When I spoke to Crypt of the NecroDancer creator Ryan Clark, we settled upon a DO and DON’T of genre-hybridization. The DO was to use the hybrid as a solution to a design problem. The DON’T was to do it because it was cute. Combining two different kinds of games is perhaps the least effective route to an original concept—moreso if one of those two genres is “rhythm.” You can only hope for so much from a Pushmi-pullyu mutation of rhythm and roguelike, but Kim Swift gets the benefit of the doubt. Right? Creating Portal, she took the shooting out of first-person shooters, wildly redefining a settled genre. She made a shooter a puzzle game, she didn’t superglue one to the other. Couldn’t her team find the same wildfire originality in Soul Fjord, a high-fantasy disco-dungeon crawler?

Short answer: no.

This hero’s tale is of Magnus Jones, a blaxploitation Viking denied the eternal party of a fallen warrior. His name swiped off Club Valhalla’s list, Magnus is kicked to the curb at the bottom of the tree of life, now having to clobber trolls and lounge dragons to get back up.

This doesn’t ever feel rewarding. 

It’s a very college poster-fair gag, with a wavering screen tear that nods to grindhouse pastiche, and a narrator fresh off the cop show beat to bard Magnus’ journey up the arbour. But poking fun at outdated celluloid at this point feels, well, outdated. Unlike games such as Blood Dragon, which homes in on a goofy cinematic pastiche that we see similarly lampooned by Miami Connection and Everything is Terrible, Fjord isn’t even breaching the threshold of style swipes we’ve seen a decade ago. Car stripes, ankle-length fur coats, puffy hats, campiness, jive. Remember when they brought Starsky and Hutch to big screens? 2004? Fjord’s style laurels depend strictly on the giggles you’ll have over it being “so zany” to swing swords with a Ziggy Stardust bolt on you in a land of shag carpet. You could otherwise just wait for a Brady Bunch Skyrim mod.  
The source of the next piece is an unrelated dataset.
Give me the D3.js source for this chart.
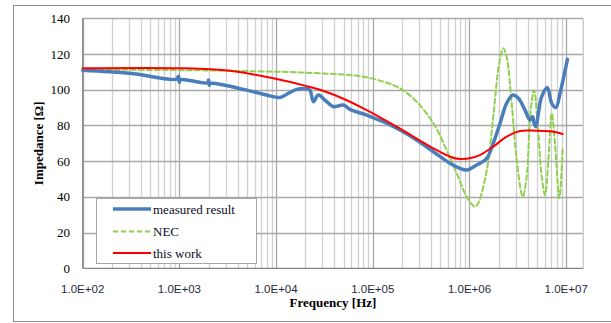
<!DOCTYPE html>
<html>
<head>
<meta charset="utf-8">
<script src="https://cdn.jsdelivr.net/npm/d3@7"></script>
<style>
	body { margin: 0; background: #fff; }
	svg { display: block; }
</style>
</head>
<body>
<div id="chart"></div>
<script>
// values
var xTickFreqs = [1e2, 1e3, 1e4, 1e5, 1e6, 1e7];
var xTickLabels = ["1.0E+02", "1.0E+03", "1.0E+04", "1.0E+05", "1.0E+06", "1.0E+07"];
var yTicks = [0, 20, 40, 60, 80, 100, 120, 140];
var legendNames = ["measured result", "NEC", "this work"];

var measFreq = [100, 308, 930, 980, 1000, 1030, 1960, 2000, 2040, 2080, 4970, 8000, 11000, 13400, 16300, 20700, 22400, 24300, 27300, 33300, 39100, 49600, 58100, 86500, 128500, 191000, 284000, 423000, 628000, 797000, 935000, 1186000, 1510000, 1760000, 2070000, 2420000, 2800000, 3200000, 3750000, 4220000, 4500000, 4650000, 4870000, 5150000, 5580000, 6380000, 7080000, 7850000, 8630000, 10300000];
var measZ = [110.9, 109.2, 105.9, 107.6, 104.2, 105.6, 103.9, 105.5, 102.5, 103.5, 99.8, 97.0, 95.7, 98, 100.2, 100.6, 99.8, 93.3, 97, 93.3, 90.5, 91.4, 89, 85.8, 82.1, 77.4, 71.8, 65.3, 58.8, 56, 55, 57.8, 61.6, 70, 81.2, 92.4, 97, 95.2, 88.6, 83, 84.9, 81.2, 79.3, 86.8, 96.1, 101.3, 92.4, 90.1, 98, 117];

var necFreq = [100, 1000, 3330, 17700, 58100, 79800, 128500, 191000, 284000, 423000, 581000, 738000, 935000, 1140000, 1230000, 1510000, 1760000, 2030000, 2240000, 2420000, 2730000, 3080000, 3550000, 3900000, 4290000, 4650000, 5030000, 5580000, 6040000, 6540000, 7080000, 7650000, 8490000, 9200000];
var necZ = [111.2, 111, 110.6, 109.7, 108.2, 107.3, 104.5, 100.8, 93.3, 81.2, 66.2, 53.2, 40.1, 34.5, 36.4, 55, 84.9, 114.8, 123.2, 118.5, 92.4, 60.6, 40.1, 51.3, 88.6, 99.8, 83, 51.3, 41, 60.6, 86.8, 70, 39.2, 68.1];

var workFreq = [100, 1100, 3330, 9350, 20700, 36100, 79800, 176000, 423000, 628000, 797000, 1090000, 1280000, 1760000, 2420000, 3330000, 4950000, 7360000, 9200000];
var workZ = [112, 112, 110.6, 106.4, 102, 98, 89.6, 79.3, 67.2, 62.5, 61.2, 62.1, 63.4, 68.1, 73.7, 76.9, 77.0, 76.5, 75.2];

function drawChart() {
	var width = 611,
		height = 323;
	var left = 82.7, right = 583.3, top = 18.3, bottom = 268.3;

	var svg = d3.select("#chart").append("svg")
		.attr("width", width)
		.attr("height", height);

	// outer chart frame (right side runs off the picture)
	svg.append("rect")
		.attr("x", 13.5).attr("y", 5.5)
		.attr("width", 640).attr("height", 316)
		.style("fill", "none")
		.style("stroke", "#8c8c8c");

	// axis runs a bit past 1e7 in the original
	var fMax = Math.pow(10, 2 + (right - left) / 96.7);
	var x = d3.scaleLog().domain([100, fMax]).range([left, right]);
	var y = d3.scaleLinear().domain([0, 140]).range([bottom, top]);

	var grid = svg.append("g");
	grid.selectAll("line.vgrid")
		.data(x.ticks())
		.enter()
			.append("line")
			.attr("class", "vgrid")
			.attr("x1", function(d) { return Math.round(x(d)) + 0.5; })
			.attr("x2", function(d) { return Math.round(x(d)) + 0.5; })
			.attr("y1", top).attr("y2", bottom)
			.style("stroke", function(d) {
				var lg = Math.log10(d);
				return Math.abs(lg - Math.round(lg)) < 1e-6 ? "#a8a8a8" : "#d0d0d0";
			})
			.style("stroke-width", "1.3px");

	grid.selectAll("line.hgrid")
		.data(yTicks.slice(1))
		.enter()
			.append("line")
			.attr("class", "hgrid")
			.attr("x1", left).attr("x2", right)
			.attr("y1", function(d) { return Math.round(y(d)) + 0.5; })
			.attr("y2", function(d) { return Math.round(y(d)) + 0.5; })
			.style("stroke", "#a8a8a8")
			.style("stroke-width", "1.3px");

	// right edge of plot
	svg.append("line")
		.attr("x1", right).attr("x2", right)
		.attr("y1", top).attr("y2", bottom)
		.style("stroke", "#c8c8c8").style("stroke-width", "1.3px");

	// axis lines
	svg.append("line")
		.attr("x1", left).attr("x2", left)
		.attr("y1", top).attr("y2", bottom)
		.style("stroke", "#868686").style("stroke-width", "1.3px");
	svg.append("line")
		.attr("x1", left).attr("x2", right)
		.attr("y1", bottom).attr("y2", bottom)
		.style("stroke", "#868686").style("stroke-width", "1.3px");

	// y tick labels
	svg.selectAll("text.ylab")
		.data(yTicks)
		.enter()
			.append("text")
			.attr("class", "ylab")
			.attr("x", 70)
			.attr("y", function(d) { return y(d) + 4.5; })
			.attr("text-anchor", "end")
			.style("font-family", "'Liberation Serif', 'Times New Roman', serif")
			.style("font-size", "13px")
			.style("fill", "#000")
			.text(function(d) { return d; });

	// x tick labels
	svg.selectAll("text.xlab")
		.data(xTickFreqs)
		.enter()
			.append("text")
			.attr("class", "xlab")
			.attr("x", function(d) { return x(d); })
			.attr("y", 293)
			.attr("text-anchor", "middle")
			.style("font-family", "'Liberation Sans', Arial, sans-serif")
			.style("font-size", "11.5px")
			.style("fill", "#1f2a3a")
			.text(function(d, i) { return xTickLabels[i]; });

	svg.append("text")
		.attr("x", (left + right) / 2).attr("y", 307)
		.attr("text-anchor", "middle")
		.style("font-family", "'Liberation Serif', 'Times New Roman', serif")
		.style("font-size", "13px")
		.style("font-weight", "bold")
		.text("Frequency [Hz]");

	svg.append("text")
		.attr("transform", "translate(43," + (top + bottom) / 2 + ") rotate(-90)")
		.attr("text-anchor", "middle")
		.style("font-family", "'Liberation Serif', 'Times New Roman', serif")
		.style("font-size", "13px")
		.style("font-weight", "bold")
		.text("Impedance [\u03A9]");

	// series
	var series = [
		{ name: legendNames[0], f: measFreq, z: measZ, color: "#4a7ebb", w: 3.5, dash: null },
		{ name: legendNames[1], f: necFreq, z: necZ, color: "#92d050", w: 2, dash: "5,3" },
		{ name: legendNames[2], f: workFreq, z: workZ, color: "#ff0000", w: 2, dash: null }
	];

	var line = d3.line()
		.x(function(d) { return x(d[0]); })
		.y(function(d) { return y(d[1]); })
		.curve(d3.curveCatmullRom.alpha(0.5));

	var drawOrder = [series[1], series[0], series[2]];
	svg.selectAll("path.series")
		.data(drawOrder)
		.enter()
			.append("path")
			.attr("class", "series")
			.attr("d", function(s) { return line(s.f.map(function(f, i) { return [f, s.z[i]]; })); })
			.style("fill", "none")
			.style("stroke", function(s) { return s.color; })
			.style("stroke-width", function(s) { return s.w + "px"; })
			.style("stroke-dasharray", function(s) { return s.dash; })
			.style("stroke-linejoin", "round")
			.style("stroke-linecap", "round");

	// legend sits on top of the grid
	var legend = svg.append("g");
	legend.append("rect")
		.attr("x", 96.5).attr("y", 198.5)
		.attr("width", 160).attr("height", 65)
		.style("fill", "#fff")
		.style("stroke", "#a6a6a6");

	var rows = legend.selectAll("g.row")
		.data(series)
		.enter()
			.append("g")
			.attr("class", "row")
			.attr("transform", function(d, i) { return "translate(0," + [209, 231.5, 253][i] + ")"; });
	rows.append("line")
		.attr("x1", 113).attr("x2", 151)
		.attr("y1", 0).attr("y2", 0)
		.style("stroke", function(s) { return s.color; })
		.style("stroke-width", function(s) { return s.w + "px"; })
		.style("stroke-dasharray", function(s) { return s.dash; });
	rows.append("text")
		.attr("x", 153).attr("y", 4.5)
		.style("font-family", "'Liberation Serif', 'Times New Roman', serif")
		.style("font-size", "13px")
		.style("fill", "#0d0d26")
		.text(function(s) { return s.name; });
}

drawChart();
</script>
</body>
</html>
But worse art directions have survived by solid design. Which Soul Fjord isn’t really getting down with either.

Loot, slay, trade, die. The roguelike pieces are all here, but to sidestep out of the mold Soul Fjord features rhythmic combat, each class of weapon with two differently timed combos to nail. You keep tabs on the tempo with an awkward looking bar that hovers just below Magnus’ foot, the combination popping every time you attack. Nail it and you do good damage; flunk and you’ll flail to start anew.

This doesn’t ever feel rewarding. Just as strange as it is that Swift worked on this, so is it that Austin Wintory, who had no problem harmonizing his compositions in Journey to the state of play, contributed something so forgettable. Wintory’s funk music is barely noticeable. It’s repetitive and vague, reminiscent more of the faux-elevator music in Space Station Silicon Valley than Sly and the Family Stone. The effect on the combat is that it never clicks—you’re never moving to the beat so much as some shapeless guidelines. You’re bashing to the beat of no drummer.  

The Ouya is the ideal turf for hammering out concepts, but Soul Fjord doesn’t feel like a clever work from some very clever people. With a weak gimmick, it hinges on decent animation and your stomach for goofiness, which I know is a passionate demographic out there, but they still have better options (Airtight’s previous game, Quantum Conundrum, for one). Though technical, games are more than just equations. Just forging interesting things—barbarians, badasses, roguelikes and rhythm—doesn’t make the sum any funkier.